Max Verstappen is the latest great F1 champion and already has three world championships under his belt at the age of just 26.
The Dutchman already holds a stack of records for being the youngest driver to achieve notable landmarks and has set a number of all-time marks for his dominant performances in 2022 and 2023.
The Red Bull driver has won 34 of the 44 races held over the last two seasons and is a hot favourite for more success in 2024.
Born | 30th September, 1997 |
Age | 26 |
Birthplace | Hasselt, Belgium |
F1 current team | Red Bull Racing |
F1 previous team | Toro Rosso |
F1 debut | 2015 Australian Grand Prix |
F1 titles | 3 (2021, 2022, 2023) |
F1 2024 odds | 1/5 |
Max Verstappen has a great motor racing pedigree as his father Jos is a former F1 driver while his mother, Sophie Kumpen, was a successful kart racer.
He was born in his mother's nation of Belgium, but races under the flag of the Netherlands, as his father did.
Verstappen showed promise from an early age, having begun to race karts aged just four.
He won his first title in 2005 and won Dutch and Belgian titles before progressing to European and world level. In 2013, aged 15, he became the first karter to win two European titles and a world title in the same season.
Verstappen moved into single-seater car racing in 2014 and finished third in the European Formula 3 championship with 10 wins in 33 races.
The following year he became the youngest driver to start an F1 race when he made the grid for the Toro Rosso team in Australia aged just 17 years and 166 days.
He retired due to engine trouble, but became the sport's youngest points scorer in the following race in Malaysia, finishing seventh.
He managed two fourth places for the Red Bull junior team that season, finishing 12th in the championship with 49 points.
He began the following season at Toro Rosso again, finishing sixth in Bahrain, but participated in only four races with the team before being promoted to the main Red Bull team in a switch with Daniil Kvyat.
Verstappen made a sensational debut for Red Bull, winning the 2016 Spanish Grand Prix and becoming F1's youngest race winner at the age of 18.
It was his only win of the year, but four second-place finishes helped him to fifth place in the championship with 204 points.
He finished sixth, fourth, third and third in the following four seasons, with at least two race wins each year as he honed his skills and reduced the number of mistakes that affected his early days in racing.
Red Bull had been gaining ground on the previously dominant Mercedes team and the pair fought a fierce battle in 2021, resulting in one of the most controversial finishes to a season in the sport's history.
With nine race wins, Verstappen began the final race of the season level with Mercedes' Lewis Hamilton on 369.5 points, but he looked set to be denied when the reigning and seven-time champion had a healthy lead heading into the closing laps.

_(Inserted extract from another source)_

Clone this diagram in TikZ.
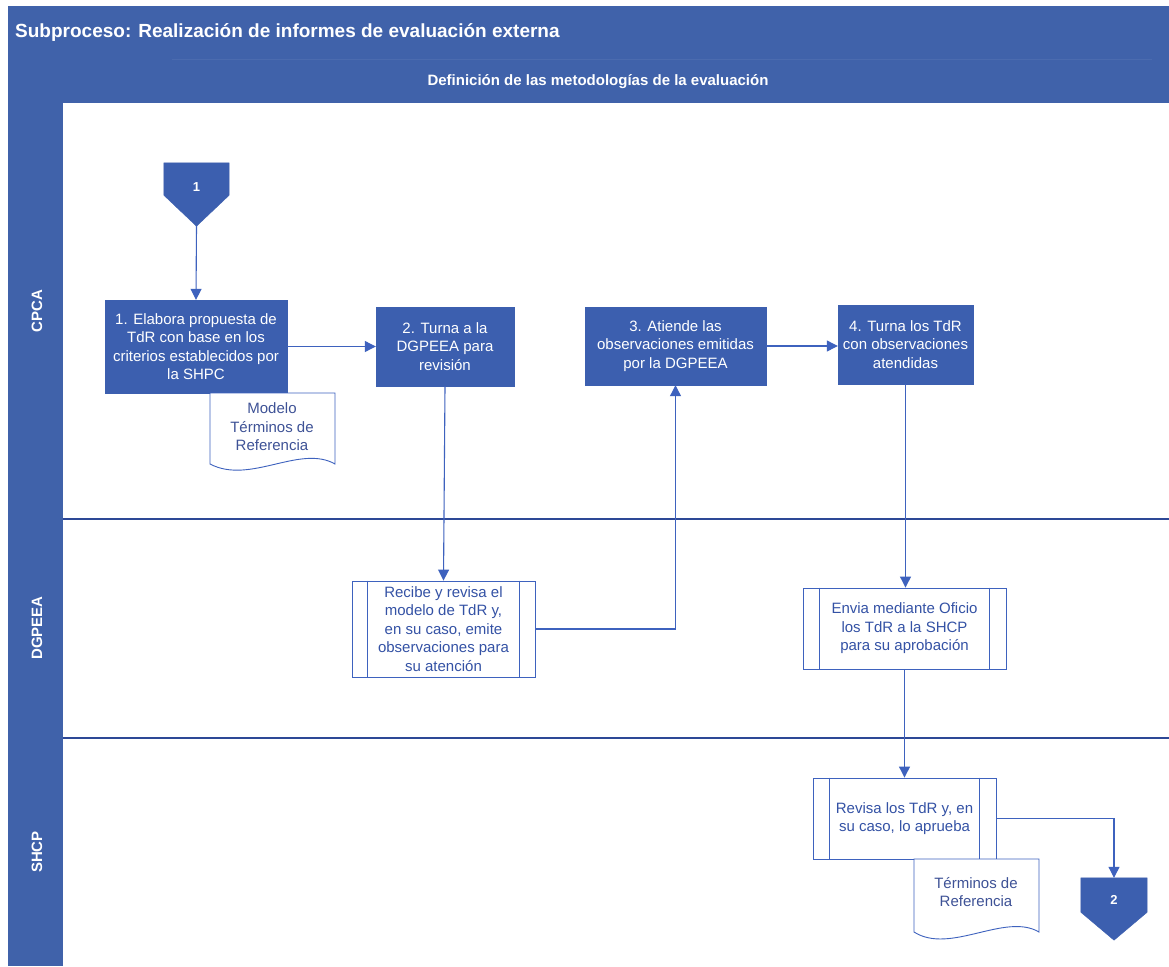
\documentclass[tikz,border=0pt]{standalone}
\usepackage{fontspec}
\setmainfont{Liberation Sans}
\usetikzlibrary{arrows.meta,calc}

\definecolor{hdrblue}{RGB}{64,98,170}
\definecolor{boxblue}{RGB}{60,95,175}
\definecolor{lineblue}{RGB}{62,98,190}
\definecolor{lanerule}{RGB}{45,72,150}
\definecolor{proctext}{RGB}{52,82,165}
\definecolor{doctext}{RGB}{62,82,150}

\newcommand{\boxfont}{\fontsize{15}{18.5}\selectfont}

\begin{document}
\begin{tikzpicture}[x=1pt,y=-1pt,
  actbox/.style={draw=boxblue, fill=boxblue, text=white, font=\boxfont,
    align=center, inner sep=0pt},
  procbox/.style={draw=lineblue, line width=0.9pt, fill=white, text=proctext,
    font=\boxfont, align=center, inner sep=0pt},
  doclabel/.style={text=doctext, font=\boxfont, align=center, inner sep=0pt},
  docshape/.style={draw=lineblue, line width=0.9pt, fill=white},
  offpage/.style={fill=boxblue, draw=boxblue},
  lanelabel/.style={text=white, font=\bfseries\fontsize{15}{18}\selectfont, rotate=90},
  flow/.style={draw=lineblue, line width=1.1pt,
    -{Triangle[length=11pt,width=11pt]}},
  flowline/.style={draw=lineblue, line width=1.1pt}
]
\useasboundingbox (0,0) rectangle (1169,966);
\fill[white] (0,0) rectangle (1169,966);

% header band and lane column
\fill[hdrblue] (8,6) rectangle (1169,103);
\fill[hdrblue] (8,103) rectangle (63,966);
\draw[white, opacity=0.06, line width=1pt] (172,60) -- (1152,60);
\node[anchor=west, text=white, font=\bfseries\fontsize{19}{22}\selectfont, inner sep=0pt]
  (title) at (15,33) {Subproceso: Realización de informes de evaluación externa};
\node[text=white, font=\bfseries\fontsize{15}{18}\selectfont, inner sep=0pt]
  (phase) at (598,82) {Definición de las metodologías de la evaluación};

% lane separators
\draw[lanerule, line width=1.2pt] (63,519) -- (1169,519);
\draw[lanerule, line width=1.2pt] (63,738) -- (1169,738);

% lane names
\node[lanelabel] (laneA) at (37,311) {CPCA};
\node[lanelabel] (laneB) at (37,628) {DGPEEA};
\node[lanelabel] (laneC) at (37,852) {SHCP};

% off-page connector 1
\node[inner sep=0pt, minimum width=65pt, minimum height=32pt] (c1) at (196.5,179) {};
\fill[offpage] (c1.north west) -- (c1.north east) -- (c1.south east)
  -- ($(c1.south)+(0,31)$) -- (c1.south west) -- cycle;
\coordinate (c1tip) at ($(c1.south)+(0,31)$);
\node[text=white, font=\bfseries\fontsize{13}{16}\selectfont] at ($(c1.center)+(0,8)$) {1};

% CPCA activities
\node[actbox, minimum width=182pt, minimum height=93pt] (b1) at (196,346.5)
  {1. Elabora propuesta de\\TdR con base en los\\criterios establecidos por\\la SHPC};
\node[actbox, minimum width=138pt, minimum height=79pt] (b2) at (445,346.5)
  {2. Turna a la\\DGPEEA para\\revisión};
\node[actbox, minimum width=181pt, minimum height=78pt] (b3) at (675.5,346)
  {3. Atiende las\\observaciones emitidas\\por la DGPEEA};
\node[actbox, minimum width=135pt, minimum height=79pt] (b4) at (905.5,344.5)
  {4. Turna los TdR\\con observaciones\\atendidas};

% document: Modelo Terminos de Referencia
\draw[docshape] (210,393) -- (335,393) -- (335,464)
  .. controls (300,444) and (250,485) .. (210,464) -- cycle;
\node[doclabel] (d1) at (272,427) {Modelo\\Términos de\\Referencia};

% DGPEEA predefined processes
\node[procbox, minimum width=183pt, minimum height=96pt] (p1) at (443.5,629)
  {Recibe y revisa el\\modelo de TdR y,\\en su caso, emite\\observaciones para\\su atención};
\draw[lineblue, line width=0.9pt] ([xshift=16pt]p1.north west) -- ([xshift=16pt]p1.south west);
\draw[lineblue, line width=0.9pt] ([xshift=-16pt]p1.north east) -- ([xshift=-16pt]p1.south east);

\node[procbox, minimum width=203pt, minimum height=81pt] (p2) at (904.5,628.5)
  {Envia mediante Oficio\\los TdR a la SHCP\\para su aprobación};
\draw[lineblue, line width=0.9pt] ([xshift=17pt]p2.north west) -- ([xshift=17pt]p2.south west);
\draw[lineblue, line width=0.9pt] ([xshift=-17pt]p2.north east) -- ([xshift=-17pt]p2.south east);

% SHCP predefined process
\node[procbox, minimum width=183pt, minimum height=81pt] (p3) at (904.5,818.5)
  {Revisa los TdR y, en\\su caso, lo aprueba};
\draw[lineblue, line width=0.9pt] ([xshift=17pt]p3.north west) -- ([xshift=17pt]p3.south west);
\draw[lineblue, line width=0.9pt] ([xshift=-17pt]p3.north east) -- ([xshift=-17pt]p3.south east);

% document: Terminos de Referencia
\draw[docshape] (914,859) -- (1039,859) -- (1039,932)
  .. controls (1005,912) and (950,955) .. (914,932) -- cycle;
\node[doclabel] (d2) at (976,892) {Términos de\\Referencia};

% off-page connector 2
\node[inner sep=0pt, minimum width=66pt, minimum height=34pt] (c2) at (1114,895) {};
\fill[offpage] (c2.north west) -- (c2.north east) -- (c2.south east)
  -- ($(c2.south)+(0,28)$) -- (c2.south west) -- cycle;
\node[text=white, font=\bfseries\fontsize{13}{16}\selectfont] at ($(c2.center)+(0,5)$) {2};

% flow
\draw[flow] (c1tip) -- (b1.north);
\draw[flow] (b1.east) -- (b2.west);
\draw[flow] (b2.south) -- (p1.north);
\draw[flow] (p1.east) -| (b3.south);
\draw[flow] (b3.east) -- (b3.east -| b4.west);
\draw[flow] (b4.south) -- (b4.south |- p2.north);
\draw[flow] (p2.south) -- (p3.north);
\draw[flow] (p3.east) -| (c2.north);
\end{tikzpicture}
\end{document}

However, a late safety-car period enabled the second-placed Verstappen to close up behind leader Hamilton, albeit with five lapped cars between them.
Race director Michael Masi controversially allowed those cars to unlap themselves (but not the other lapped cars in the field) and on fresher tyres Verstappen overtook Hamilton on the sole lap after the restart to win his first world championship,
While his first success will always carry an asterisk in the minds of some F1 fans, there has been no doubt whosoever about his dominant victories over the last two seasons as the Red Bull car proved to be a class above Mercedes and Ferrari.
Verstappen won 15 races in 2022 and an incredible 19 in 2023 in addition to two second places and he also won four of the six sprint races.
His points total of 575 and winning margin of 290 points over runner-up Sergio Perez, his teammate, were both records and he will be hunting more success in 2024.
Verstappen's net worth has been reported to be around $90 million.
Verstappen is 1/5 to win the 2024 world drivers title and is 1/1000 to win a race during the season!
He is 1/100 to win 10 or more races and 13/8 to win 17 or more of this season's scheduled 24 Grands Prix.